Ajoutez à ces années de carrière en demi-teinte, un nouveau regard médiatique critique sur l'ancien chouchou de l'Amérique depuis la fin des années 2010. #MeToo est passé par là et, avec lui, l'indulgence pour le plus si gentil ni populaire Justin.
«Les interviews n'ont pas bien vieilli, et bon nombre de ses actions passées ne sont pas considérées d'un bon œil», constate Kat Orchard, spécialiste en relations publiques, au magazine Newsweek. L'experte cite pour exemple l'épisode tristement célèbre du «nipplegate», en plein Super Bowl, en 2004, lorsque Justin arrache le bustier de Janet Jackson sans son accord, révélant son sein à un public américain bien pensant.

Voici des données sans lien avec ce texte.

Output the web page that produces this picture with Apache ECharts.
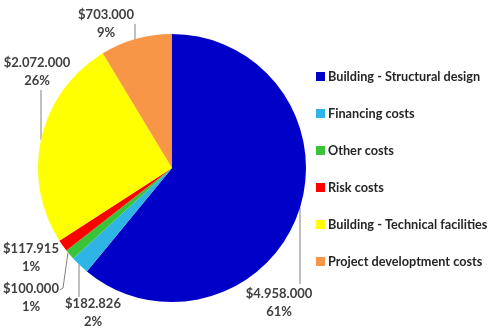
<!DOCTYPE html>
<html><head><meta charset="utf-8">
<script src="https://cdn.jsdelivr.net/npm/echarts@6/dist/echarts.min.js"></script>
<style>html,body{margin:0;padding:0;background:#fff}#c{width:490px;height:332px}</style>
</head><body><div id="c"></div>
<script>
const categories = ['Building - Structural design','Financing costs','Other costs','Risk costs','Building - Technical facilities','Project developtment costs'];
const values = [4958000, 182826, 100000, 117915, 2072000, 703000];
const percentLabels = [61, 2, 1, 1, 26, 9];
const colors = ['#0000C8','#2FB4E6','#39C339','#FF0000','#FFFF00','#F79646'];

// label styling / placement (presentation only)
const CX = 172, CY = 168, R = 134;
function edge(x, s){ return [x, CY + s*Math.sqrt(Math.max(0, R*R-(x-CX)*(x-CX)))]; }
const labelPlace = [
  {x:279, y:303, line:[edge(300,1),[300,284]]},
  {x:93,  y:313, line:[edge(79,1),[79,297]]},
  {x:31,  y:298, line:[edge(68,1),[63,288],[60,290]]},
  {x:31,  y:258, line:null},
  {x:37,  y:72,  line:[edge(41,-1),[41,90]]},
  {x:106, y:24,  line:[edge(135,-1),[135,24]]}
];

function fmt(v){ return '$' + String(v).replace(/\B(?=(\d{3})+(?!\d))/g,'.'); }

const chart = echarts.init(document.getElementById('c'), null, {renderer:'canvas'});
chart.setOption({
  animation:false,
  color: colors,
  legend:{
    orient:'vertical', left:311, top:65, icon:'rect', itemWidth:9, itemHeight:9,
    itemGap:24,
    textStyle:{fontFamily:'Lato', fontWeight:'bold', fontSize:12.7, color:'#262626', padding:[0,0,0,-2]},
    data: categories
  },
  series:[{
    type:'pie', center:[CX, CY], radius:R, startAngle:90, clockwise:true,
    avoidLabelOverlap:false,
    data: categories.map((n,i)=>({name:n, value:values[i], labelLine:{show: !!labelPlace[i].line}})),
    label:{show:true, position:'outside', fontFamily:'Lato', fontWeight:'bold', fontSize:13, color:'#404040', lineHeight:18,
      formatter: p => fmt(values[p.dataIndex]) + '\n' + percentLabels[p.dataIndex] + '%'},
    labelLine:{show:true, lineStyle:{color:'#808080', width:1}, length:5, length2:5},
    labelLayout: function(params){
      const lp = labelPlace[params.dataIndex];
      const o = {x:lp.x, y:lp.y, align:'center', verticalAlign:'middle'};
      if (lp.line) { const pts = lp.line.slice(); while (pts.length<3) pts.push(pts[pts.length-1]); o.labelLinePoints = pts; }
      return o;
    },
    itemStyle:{borderWidth:0},
    emphasis:{disabled:true}
  }]
});
</script></body></html>
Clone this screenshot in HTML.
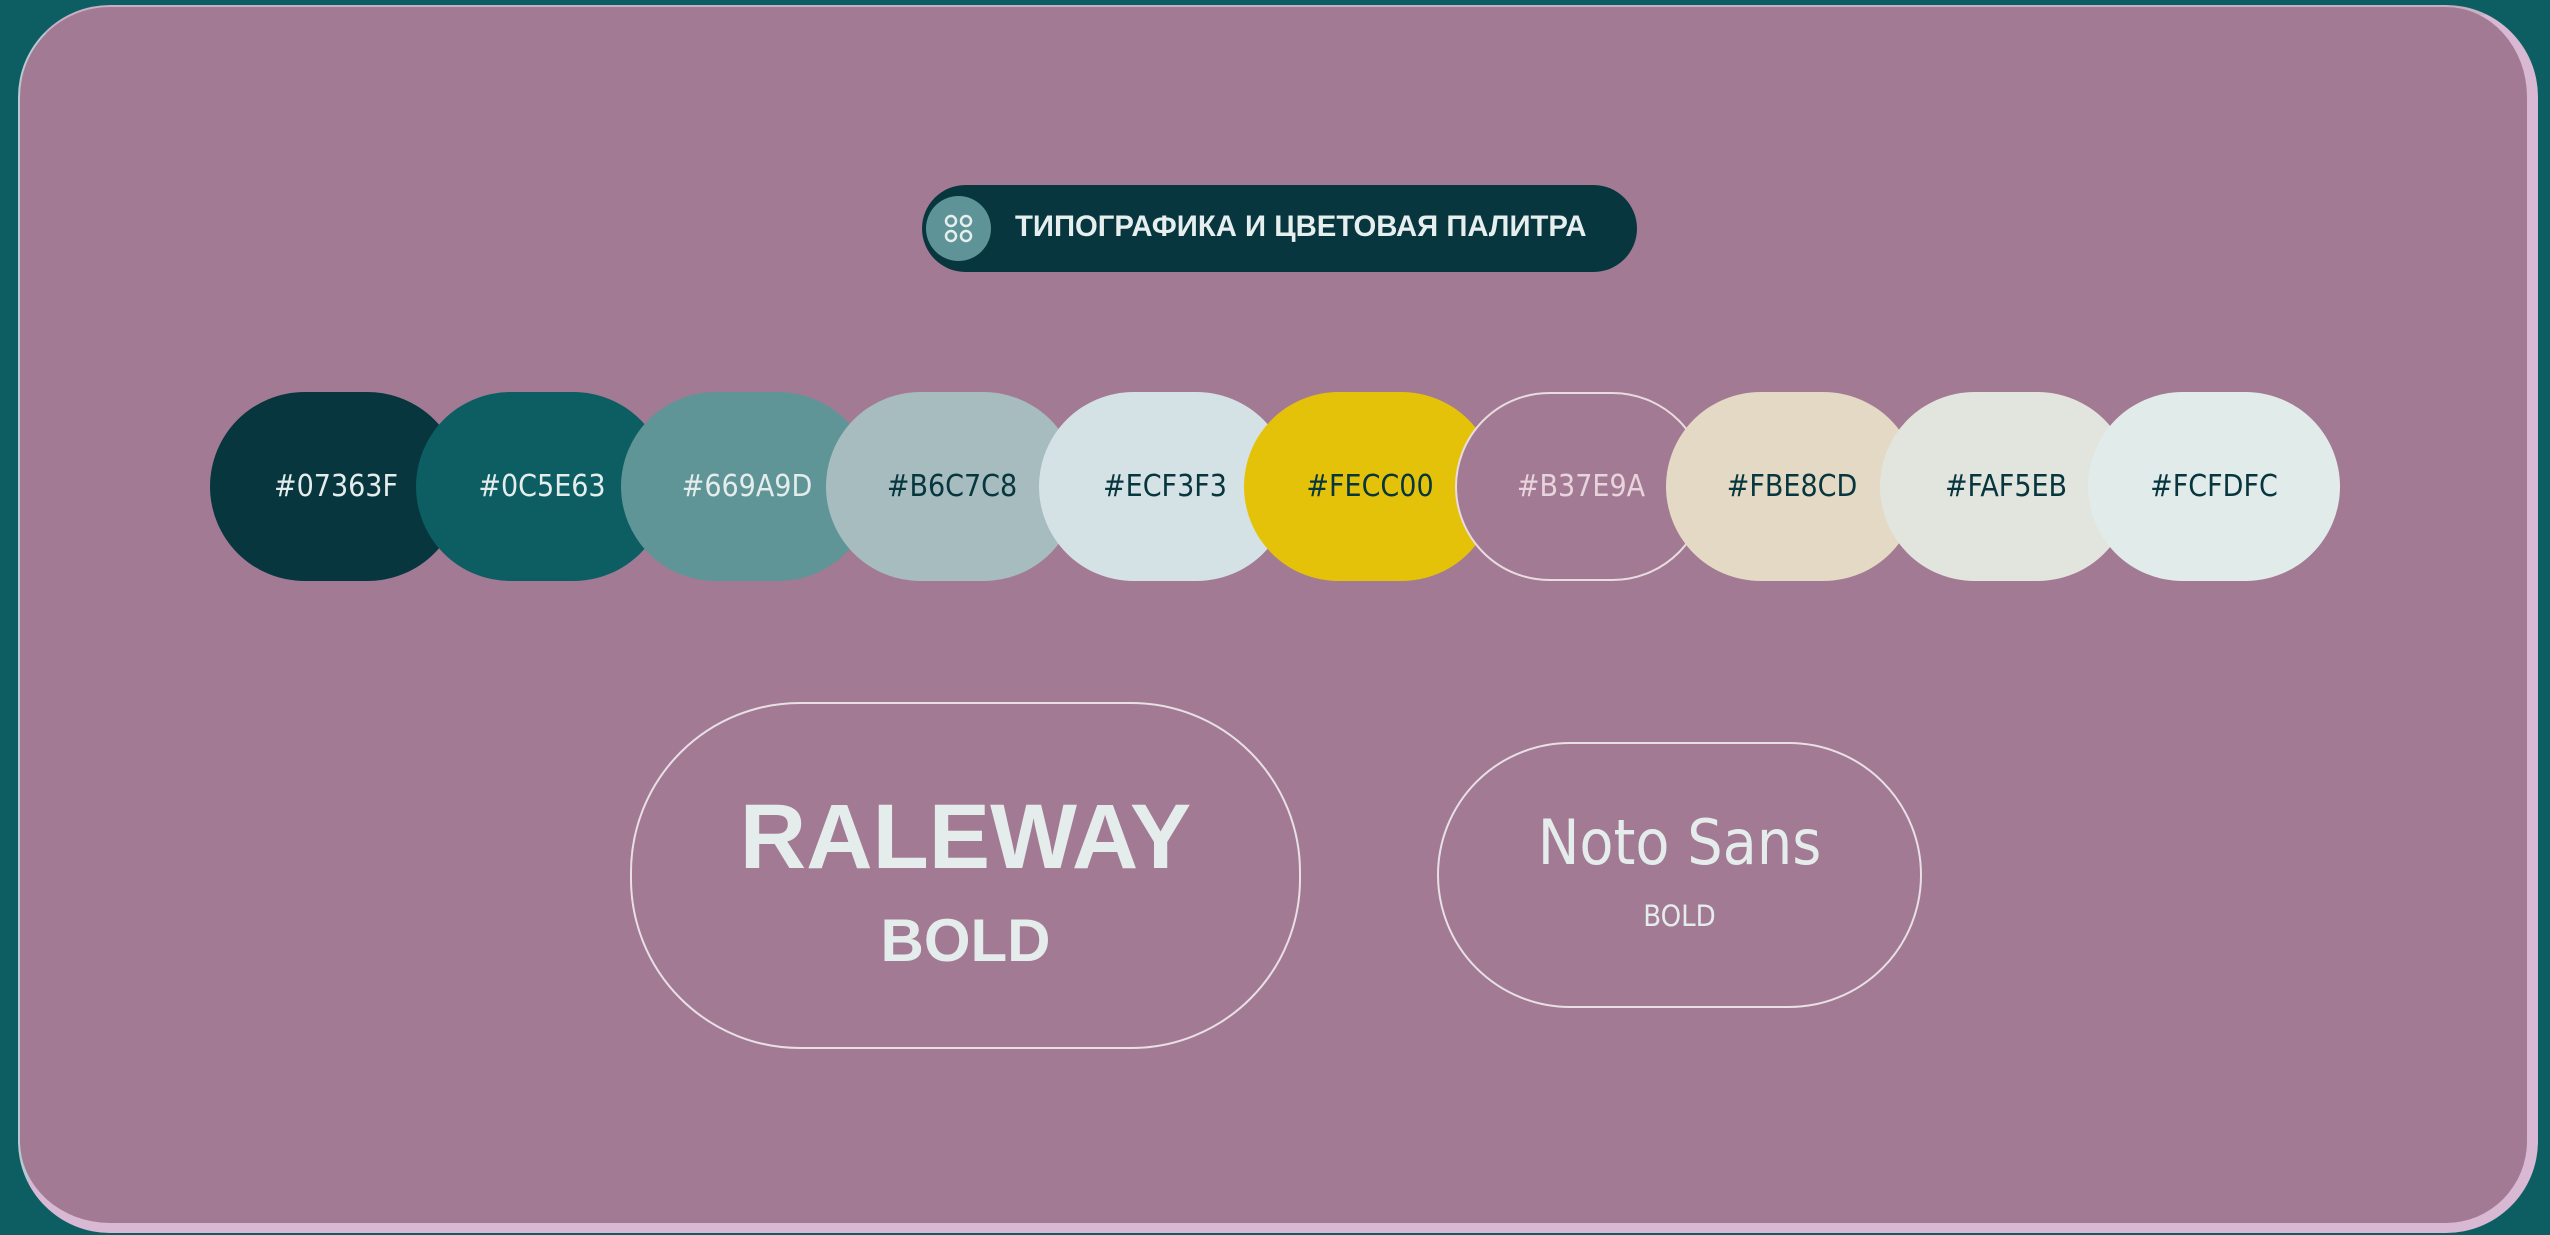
<!DOCTYPE html>
<html><head><meta charset="utf-8"><style>
*{margin:0;padding:0;box-sizing:border-box}
body{width:2550px;height:1235px;background:#0C5E63;position:relative;overflow:hidden;font-family:"Liberation Sans","DejaVu Sans",sans-serif}
.card{position:absolute;left:18px;top:5px;width:2520px;height:1228px;background:#A37A93;border-radius:92px;border-top:2px solid #C7AFC4;border-left:2px solid #B9C9D0;border-right:11px solid #D9B8D3;border-bottom:10px solid #D9B8D3}
.hdr{position:absolute;left:922px;top:185px;width:715px;height:87px;background:#07363F;border-radius:44px}
.ic{position:absolute;left:926px;top:196px;width:65px;height:65px;border-radius:50%;background:#5E9497}
.ht{position:absolute;left:1015px;top:210px;font-size:29.3px;font-weight:bold;color:#E6EEEE;white-space:nowrap;font-family:"Liberation Sans","DejaVu Sans",sans-serif}
.sw{position:absolute;top:392px;width:252px;height:189px;border-radius:95px;display:flex;align-items:center;justify-content:center;font-size:30px;font-family:"DejaVu Sans Condensed","Liberation Sans",sans-serif}
.box{position:absolute;border:2px solid #E8E0E6;text-align:center;color:#E4ECEC}
</style></head><body>
<div class="card"></div>
<div class="hdr"></div>
<div class="ic"><svg width="65" height="65" viewBox="0 0 65 65"><g fill="none" stroke="#E6EEEE" stroke-width="2.5"><circle cx="25" cy="25" r="5"/><circle cx="40" cy="25" r="5"/><circle cx="25" cy="40" r="5"/><circle cx="40" cy="40" r="5"/></g></svg></div>
<div class="ht">ТИПОГРАФИКА И ЦВЕТОВАЯ ПАЛИТРА</div>

<div class="sw" style="left:210px;background:#07363F;color:#E4ECEC">#07363F</div>
<div class="sw" style="left:416px;background:#0C5E63;color:#E4ECEC">#0C5E63</div>
<div class="sw" style="left:621px;background:#5F9597;color:#E4ECEC">#669A9D</div>
<div class="sw" style="left:826px;background:#A6BCBF;color:#07363F">#B6C7C8</div>
<div class="sw" style="left:1039px;background:#D5E2E5;color:#07363F">#ECF3F3</div>
<div class="sw" style="left:1244px;background:#E5C20A;color:#07363F">#FECC00</div>
<div class="sw" style="left:1455px;background:#A37A93;border:2px solid #E8DCE0;color:#E8D4DC">#B37E9A</div>
<div class="sw" style="left:1666px;background:#E3D9C4;color:#07363F">#FBE8CD</div>
<div class="sw" style="left:1880px;background:#E2E5DD;color:#07363F">#FAF5EB</div>
<div class="sw" style="left:2088px;background:#E1EBEA;color:#07363F">#FCFDFC</div>

<div class="box" style="left:630px;top:702px;width:671px;height:347px;border-radius:170px">
  <div style="position:absolute;left:0;right:0;top:78px;font-size:92px;font-weight:bold;line-height:110px">RALEWAY</div>
  <div style="position:absolute;left:0;right:0;top:202px;font-size:60px;font-weight:bold;line-height:70px">BOLD</div>
</div>
<div class="box" style="left:1437px;top:742px;width:485px;height:266px;border-radius:133px">
  <div style="position:absolute;left:0;right:0;top:64px;font-size:62px;line-height:70px;font-family:'DejaVu Sans Condensed','Liberation Sans',sans-serif">Noto Sans</div>
  <div style="position:absolute;left:0;right:0;top:154px;font-size:29px;line-height:36px;font-family:'DejaVu Sans Condensed','Liberation Sans',sans-serif">BOLD</div>
</div>
</body></html>
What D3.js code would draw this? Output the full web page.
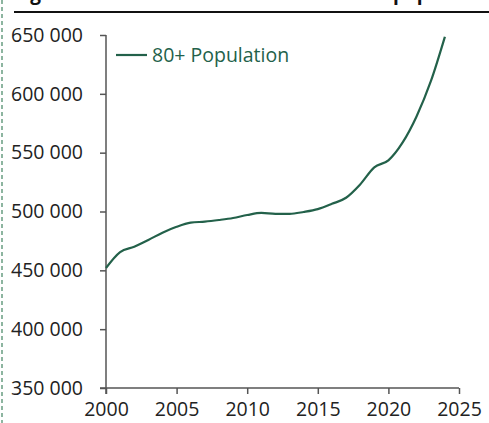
<!DOCTYPE html>
<html>
<head>
<meta charset="utf-8">
<script src="https://cdn.jsdelivr.net/npm/d3@7"></script>
<style>
  html, body { margin: 0; padding: 0; background: #fff; }
  svg { display: block; }
</style>
</head>
<body>
<svg id="chart" width="489" height="423"></svg>
<script>
// Population aged 80 and over, by year
const years = [2000, 2001, 2002, 2003, 2004, 2005, 2006, 2007, 2008, 2009, 2010, 2011, 2012,
               2013, 2014, 2015, 2016, 2017, 2018, 2019, 2020, 2021, 2022, 2023, 2024];
const population80 = [452000, 465500, 470000, 475800, 482000, 487000, 490500, 491400, 492800, 494500,
                      497000, 498800, 498000, 498000, 499600, 502000, 506500, 511700, 523000, 537500,
                      543500, 558500, 581000, 610500, 648500];
const yTicks = [350000, 400000, 450000, 500000, 550000, 600000, 650000];
const xTicks = [2000, 2005, 2010, 2015, 2020, 2025];
const seriesName = "80+ Population";
const titleStart = "Figure 3: Evolution of the total 80+ ";
const titleEnd = "population";

const svg = d3.select("#chart");
const font = "'Open Sans', sans-serif";
const lineColor = "#23614a";
const axisColor = "#555";

const x = d3.scaleLinear().domain([2000, 2025]).range([106, 459]);
const y = d3.scaleLinear().domain([350000, 650000]).range([388, 35]);

// Dashed page margin on the left
svg.append("line")
  .attr("x1", 2).attr("x2", 2).attr("y1", 0).attr("y2", 423)
  .attr("stroke", "#8db5a0").attr("stroke-width", 2)
  .attr("stroke-dasharray", "4,3");

// Figure title, sitting above the top edge, and the rule under it
const title = svg.append("text")
  .attr("x", 14).attr("y", 0)
  .attr("font-family", font).attr("font-weight", "bold").attr("font-size", 19)
  .attr("fill", "#111");
title.append("tspan").text(titleStart);
title.append("tspan").attr("x", 393).text(titleEnd);
svg.append("line")
  .attr("x1", 14).attr("x2", 489).attr("y1", 12).attr("y2", 12)
  .attr("stroke", "#111").attr("stroke-width", 2);

const fmt = v => d3.format(",")(v).replace(/,/g, " ");

// Y axis
const yAxis = svg.append("g")
  .attr("transform", "translate(106,0)")
  .call(d3.axisLeft(y).tickValues(yTicks).tickFormat(fmt).tickSize(6).tickSizeOuter(0).tickPadding(17));
yAxis.select(".domain").attr("stroke", axisColor).attr("stroke-width", 1.5)
  .attr("d", "M0,35V394");
yAxis.selectAll(".tick line").attr("stroke", axisColor).attr("stroke-width", 1.5);
yAxis.selectAll(".tick text")
  .attr("font-family", font).attr("font-size", 19.5).attr("fill", "#222");

// X axis
const xAxis = svg.append("g")
  .attr("transform", "translate(0,388)")
  .call(d3.axisBottom(x).tickValues(xTicks).tickFormat(d3.format("d")).tickSize(6).tickSizeOuter(0).tickPadding(8));
xAxis.select(".domain").attr("stroke", axisColor).attr("stroke-width", 1.5)
  .attr("d", "M100,0H459");
xAxis.selectAll(".tick line").attr("stroke", axisColor).attr("stroke-width", 1.5);
xAxis.selectAll(".tick text")
  .attr("font-family", font).attr("font-size", 19.5).attr("fill", "#222");

// Series line
const data = years.map((yr, i) => ({ year: yr, value: population80[i] }));
svg.append("path")
  .datum(data)
  .attr("fill", "none")
  .attr("stroke", lineColor)
  .attr("stroke-width", 2.2)
  .attr("stroke-linejoin", "round")
  .attr("d", d3.line().x(d => x(d.year)).y(d => y(d.value)).curve(d3.curveMonotoneX));

// Legend
svg.append("line")
  .attr("x1", 116).attr("x2", 147).attr("y1", 55).attr("y2", 55)
  .attr("stroke", lineColor).attr("stroke-width", 2.2);
svg.append("text")
  .attr("x", 152).attr("y", 62)
  .attr("font-family", font).attr("font-size", 19.5).attr("fill", lineColor)
  .text(seriesName);
</script>
</body>
</html>
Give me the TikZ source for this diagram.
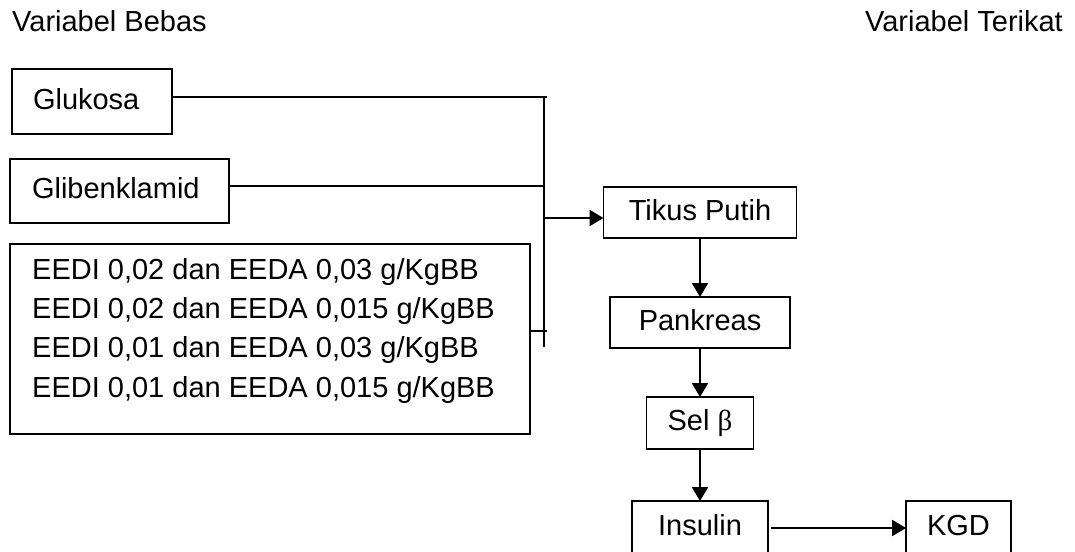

La chaîne CBS sera condamnée à une amende d'un demi-million de dollars, Janet Jackson placée sur liste noire, et le responsable du scandale libre de poursuivre sa petite vie dans le show-biz - il sera d'ailleurs réinvité au Super Bowl, en 2018. Il formulera de vagues excuses en 2021, sur Instagram, pour avoir bénéficié de ce «système qui tolère la misogynie et le racisme».
Ce ne sont pas une vague mauvaise presse et quelques trolls de Britney Spears qui freineront sa soif de reconquête. Les yeux obstinément rivés vers l’avant, Justin Timberlake fêtera son 43e anniversaire ce 31 janvier, avec une représentation à guichets fermés à l'Irving Plaza de New York. Fin prêt pour son reboot. Reste à savoir si nous pouvons en dire autant.